Morris in Bloomsbury

Fiona Rose

In November 1856, a youthful William Morris & his friend from Oxford, Edward Burne-Jones, moved to three unfurnished rooms on the first floor of 17 Red Lion Square, Bloomsbury. The rooms had previously been occupied by the artists Dante Gabriel Rossetti and Walter Deverell. Morris’s personal and professional association with this part of Bloomsbury would continue for the next 25 years. The photo shows 17 Red Lion Square as it stands today complete with a commemorative plaque marking its famous residents.

Burne Jones had moved to London to paint under Rossetti's instruction and William was articled to G.E Street who had moved his architectural practice from Oxford to London in August 1856. At 17 Red Lion Square, William Morris was inspired to design several pieces of furniture for his bachelor pad. His room-mate Burne-Jones wrote, 'Topsy (Morris) has had some furniture (chairs and table) made after his own design; they are as beautiful as medieval work, and when we have painted designs of knights and ladies upon them they will be perfect marvels'.

Rossetti was invited to help in the decoration of a solid, rustic chair, christened the Arming of the Knight chair due to the scene he painted on it. He wrote to William Allingham that Morris, 'and I have painted the back of a chair with figures and inscriptions in gules and vert and azure, and we are all three going to cover a cabinet with pictures'. When George Boyce visited the rooms in May 1858 he noted in his Diary the, 'very interesting drawings, tapestries and furniture, the latter gorgeously painted in subjects by Jones and Morris and Rossetti'. Some of the pieces designed by Morris for Red Lion Square now reside in museums around the world: the rustic round table can be seen at The Wilson - Cheltenham Art Gallery & Museum, the Arming of the Knight Chair painted by Rossetti now lives in the Delaware Art Museum and a large settle also designed for No. 17 occupies Red House, Morris’s next home in Bexleyheath.

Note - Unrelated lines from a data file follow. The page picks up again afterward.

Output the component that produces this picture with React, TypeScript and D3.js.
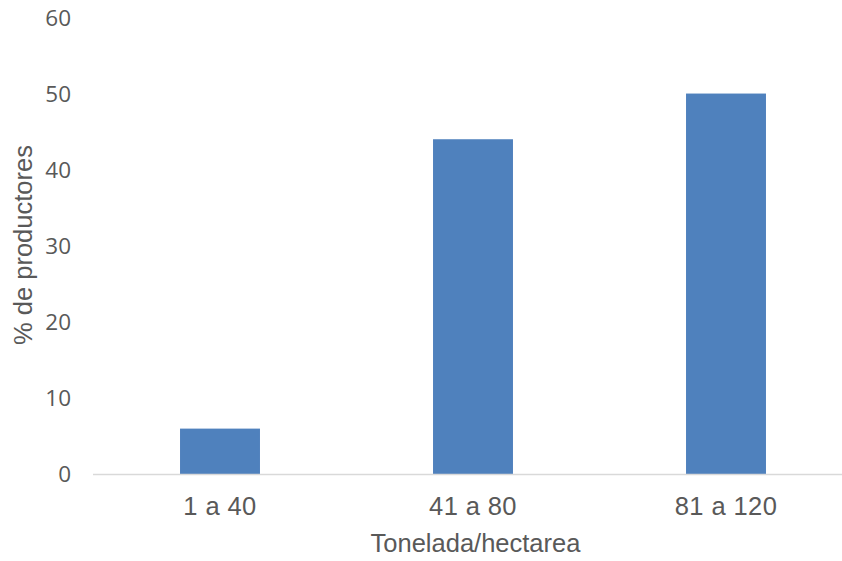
import React from "react";
import * as d3 from "d3";

const categories = ["1 a 40", "41 a 80", "81 a 120"];
const values = [6, 44, 50];
const yTicks = [0, 10, 20, 30, 40, 50, 60];
const xTitle = "Tonelada/hectarea";
const yTitle = "% de productores";

const W = 842;
const H = 561;

export default function App() {
  const x = d3
    .scaleBand<string>()
    .domain(categories)
    .range([93.5, 852.5])
    .paddingInner(0.684)
    .paddingOuter(0.342);
  const y = d3.scaleLinear().domain([0, 60]).range([474.3, 17.4]);
  const textColor = "#595959";
  const sans = "'Liberation Sans', Arial, sans-serif";
  return (
    <svg
      width={W}
      height={H}
      style={{ position: "absolute", left: 0, top: 0, background: "#fff" }}
    >
      {yTicks.map((t) => (
        <text
          key={t}
          x={71}
          y={y(t)}
          dy="0.36em"
          textAnchor="end"
          fontFamily="'Open Sans', sans-serif"
          fontSize={22.5}
          fill={textColor}
        >
          {t}
        </text>
      ))}
      {categories.map((c, i) => (
        <rect
          key={c}
          x={x(c)}
          y={y(values[i])}
          width={x.bandwidth()}
          height={y(0) - y(values[i])}
          fill="#4F81BD"
        />
      ))}
      <line x1={93} x2={W} y1={474.5} y2={474.5} stroke="#D9D9D9" strokeWidth={1.5} />
      {categories.map((c) => (
        <text
          key={c}
          x={(x(c) as number) + x.bandwidth() / 2}
          y={515}
          textAnchor="middle"
          fontFamily={sans}
          fontSize={25.5}
          letterSpacing={0.4}
          fill={textColor}
        >
          {c}
        </text>
      ))}
      <text
        x={475.5}
        y={552}
        textAnchor="middle"
        fontFamily={sans}
        fontSize={25.5}
        fill={textColor}
      >
        {xTitle}
      </text>
      <text
        transform={`translate(32,245) rotate(-90)`}
        textAnchor="middle"
        fontFamily={sans}
        fontSize={25.5}
        fill={textColor}
      >
        {yTitle}
      </text>
    </svg>
  );
}
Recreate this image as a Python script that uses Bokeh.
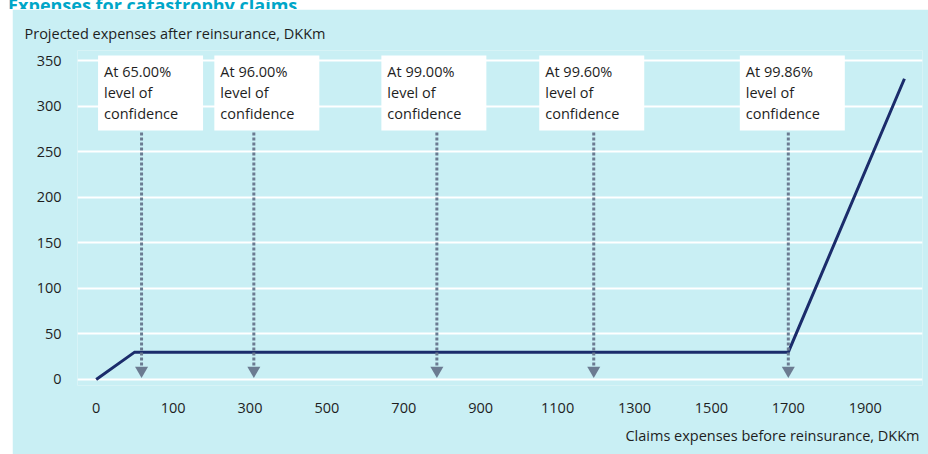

Morris’s association with Bloomsbury was also professional: the first headquarters of what was to become Morris & Co. were at 8 Red Lion Square, Bloomsbury (alas the original building is no longer there). Morris, Marshall, Faulkner & Co. opened for business in April 1861 using the first floor of the Red Lion Square house as offices and showroom. In the attics on the third floor were the workshops and in the basement, was a furnace for firing glass for stained-glass windows and tiles. Rossetti referred to the building as, "the Topsaic laboratory" - Morris was nicknamed Top by his friends. Having outgrown their headquarters at 8 Red Lion Square, in 1865 Morris, Marshall, Faulkner & Co moved a few squares away to 26 Queen Square, Bloomsbury. The Firm (as the partners called the business) occupied this house for the next 17 years.

An office and showroom formed the ground floor and there was a large workshop in the rear in what had previously been the ballroom of the large house. In a court at the back were other small workshops as well as a kiln. Further works were conducted close by in Ormond Yard. The Morris family, having reluctantly sold William's beloved 'palace of art' - Red House - to be closer to the business, lived 'above the shop'. In 1881 the National Hospital took over the remainder of the lease for the sum of £3000 and The Firm moved premises to Merton Abbey. Today 26 Queen Square forms part of The National Hospital for Neurology and Neurosurgery.